A profoundly hypocritical position
The Spanish Government hides behind the rhetoric of "international law" and rejection of "all violence" to justify its refusal to allow the use of Spanish bases.
The Foreign Minister states that Spain will not support any operation "that does not fit within the UN Charter," while simultaneously proclaiming condemnation of "the brutality of the Iranian regime towards its population.”
All this while Iran launches missiles at Gulf countries, Cyprus, and Turkey and continues murdering its own citizens.
This position is profoundly hypocritical for two reasons. First, because it reduces international law to a procedural formalism that ignores the actions of the Iranian regime.
Official foreign trade data demolish the image of a "neutral" government
A legal system worthy of the name cannot place democracies acting to defend themselves against a real threat on the same level as theocratic dictatorships that proclaim the destruction of other states as an official objective.
Second, because this supposed legal purity coexists comfortably with years of Spanish business dealings with Iran in military materials.
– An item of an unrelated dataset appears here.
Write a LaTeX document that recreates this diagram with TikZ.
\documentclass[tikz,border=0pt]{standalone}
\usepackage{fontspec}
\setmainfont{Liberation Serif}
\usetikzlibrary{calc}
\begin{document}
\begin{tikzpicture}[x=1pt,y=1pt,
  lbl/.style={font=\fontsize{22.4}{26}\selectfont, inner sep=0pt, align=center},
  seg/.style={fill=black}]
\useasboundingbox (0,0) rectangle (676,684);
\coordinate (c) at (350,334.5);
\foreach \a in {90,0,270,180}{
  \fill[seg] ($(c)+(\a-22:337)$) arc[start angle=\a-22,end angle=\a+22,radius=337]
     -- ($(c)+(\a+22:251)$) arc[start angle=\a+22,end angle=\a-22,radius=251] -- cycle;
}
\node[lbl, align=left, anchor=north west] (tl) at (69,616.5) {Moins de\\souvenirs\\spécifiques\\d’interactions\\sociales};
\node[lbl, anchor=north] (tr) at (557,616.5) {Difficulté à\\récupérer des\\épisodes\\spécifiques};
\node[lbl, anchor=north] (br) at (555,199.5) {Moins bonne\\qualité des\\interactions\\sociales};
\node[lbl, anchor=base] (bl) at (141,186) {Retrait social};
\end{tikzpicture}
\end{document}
Official foreign trade data demolish the image of a "neutral" government. The Sánchez administration authorised millions in dual-use exports, including detonators, explosives, laboratory reagents, and control software. It is difficult to imagine a clearer example of double standards.
The luxury of saying “no to war”
The government's refusal to cooperate with its allies comes at a time when Spain has benefited from U.S. liquefied natural gas to avoid an energy crisis following the rupture with Algeria, our main supplier, caused by another unilateral shift by La Moncloa in foreign policy.
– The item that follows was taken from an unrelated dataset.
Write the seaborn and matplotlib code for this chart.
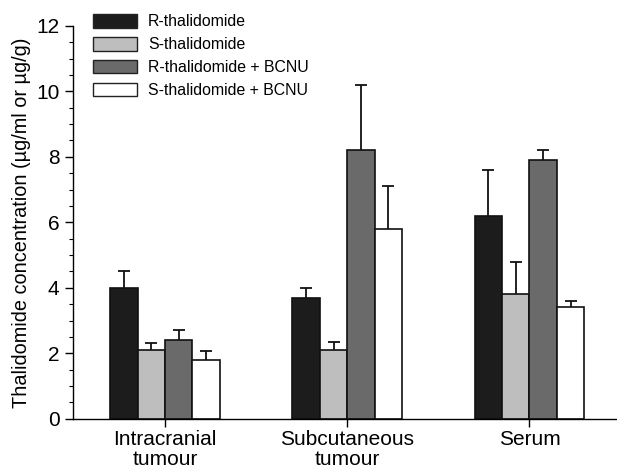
import matplotlib
matplotlib.use("Agg")
import matplotlib.pyplot as plt
import seaborn as sns
import pandas as pd
from matplotlib.ticker import MultipleLocator

sites = ["Intracranial\ntumour", "Subcutaneous\ntumour", "Serum"]
groups = ["R-thalidomide", "S-thalidomide", "R-thalidomide + BCNU", "S-thalidomide + BCNU"]
r_thal = [4.0, 3.7, 6.2]
s_thal = [2.1, 2.1, 3.8]
r_bcnu = [2.4, 8.2, 7.9]
s_bcnu = [1.8, 5.8, 3.4]
r_thal_err = [0.5, 0.3, 1.4]
s_thal_err = [0.2, 0.25, 1.0]
r_bcnu_err = [0.3, 2.0, 0.3]
s_bcnu_err = [0.27, 1.3, 0.2]
colors = ["#1c1c1c", "#bebebe", "#6a6a6a", "#ffffff"]

vals = [r_thal, s_thal, r_bcnu, s_bcnu]
errs = [r_thal_err, s_thal_err, r_bcnu_err, s_bcnu_err]
rows = []
for g, v, e in zip(groups, vals, errs):
    for s, vi, ei in zip(sites, v, e):
        rows.append({"site": s, "group": g, "value": vi, "err": ei})
df = pd.DataFrame(rows)

sns.set_style("ticks")
plt.rcParams["font.family"] = ["Liberation Sans", "DejaVu Sans"]
plt.rcParams["text.color"] = "black"
plt.rcParams["axes.labelcolor"] = "black"
plt.rcParams["xtick.color"] = "black"
plt.rcParams["ytick.color"] = "black"
plt.rcParams["axes.edgecolor"] = "black"

fig = plt.figure(figsize=(6.17, 4.69), dpi=100)
ax = fig.add_axes([0.118, 0.107, 0.882, 0.838])
sns.barplot(data=df, x="site", y="value", hue="group", order=sites, hue_order=groups,
            palette=colors, width=0.6, gap=0, errorbar=None, edgecolor="#111111",
            linewidth=1.2, ax=ax, zorder=2)

# error bars (upper only) from bar positions
for container, g in zip(ax.containers, groups):
    sub = df[df["group"] == g].set_index("site").loc[sites]
    for bar, (_, r) in zip(container, sub.iterrows()):
        xc = bar.get_x() + bar.get_width() / 2
        eb = ax.errorbar(xc, r["value"], yerr=[[0], [r["err"]]], fmt="none",
                         ecolor="#111111", elinewidth=1.3, capsize=4.5, capthick=1.3, zorder=1)
        caps = eb.lines[1]
        if len(caps) > 1:
            caps[0].set_visible(False)

ax.set_ylim(0, 12)
ax.set_xlim(-0.505, 2.48)
ax.yaxis.set_major_locator(MultipleLocator(2))
ax.yaxis.set_minor_locator(MultipleLocator(0.5))
ax.tick_params(axis="y", which="major", length=6, width=1, labelsize=15, direction="out")
ax.tick_params(axis="y", which="minor", length=3, width=0.8, direction="out")
ax.tick_params(axis="x", length=6, width=1, labelsize=15, direction="out", pad=2)
ax.set_xlabel("")
ax.set_ylabel("Thalidomide concentration (µg/ml or µg/g)", fontsize=14.3, labelpad=4)
sns.despine(ax=ax)
for sp in ["left", "bottom"]:
    ax.spines[sp].set_linewidth(1.0)

for t in ax.get_xticklabels():
    t.set_linespacing(1.1)

leg = ax.legend(loc="upper left", bbox_to_anchor=(0.026, 1.045), frameon=False, fontsize=11.4,
                handlelength=2.75, handleheight=0.9, labelspacing=0.5, handletextpad=0.7,
                borderaxespad=0)
for h in leg.legend_handles:
    h.set_edgecolor("#222222")
    h.set_linewidth(1.0)

fig.savefig("out.png", dpi=100)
In the midst of escalation with Iran, Sánchez sends the message that Spain is an unreliable partner, willing to hide behind legal technicalities while authorising sensitive exports to the regime it claims to condemn.
International law cannot become a refuge for dictatorships that make terrorism and aggression their state policy while demanding an impossible level of purity from democracies attempting to contain them.
Sánchez's position consists of always being very tough on democracies and Western partners and very soft on terrorist dictatorships - Daniel Lacalle
Saying "no to war" while the United States, Israel, and NATO protect you, supply energy, and provide strategic and financial support is an exercise in shameful hypocrisy.
The Sánchez Government reproduces the same pattern it has applied in Gaza and Lebanon: it uses certain ministers (Robles, Cuerpo) to communicate cooperation to partners, while Sánchez and Albares disseminate a completely different narrative to the press and to third countries. That is why the Spanish government is not a reliable partner.
Sánchez's position consists of always being very tough on democracies and Western partners and very soft on terrorist dictatorships.
He only remembers international law and human rights when doing so allows him to perpetuate and whitewash dictatorships.
Sánchez has received congratulations from Hamas, Hezbollah, the Houthis, the Iranian regime, the Cuban dictatorship, the Chavista regime, and all the world's communist leaders. He has become the favourite leader of terrorists and totalitarians.
The position of the Spanish Government is neither neutral nor pacifist; it is a mixture of selective legalism and ideological calculation that leaves us worse positioned before our partners, weakens our security, and puts investment and economic growth at risk.
When an administration that has authorised sales of sensitive material to Iran claims a monopoly on "international law" to wash its hands of the response to that same regime, it is not on the right side of history but on the cowardly side of political marketing at the expense of national interest.
Saying "no to war" is a luxury when you are protected by NATO, the United States, and Israel, and your neighbours are countries like France or Portugal.
That luxury does not exist when your neighbours are murderous theocracies that boast of seeking your destruction.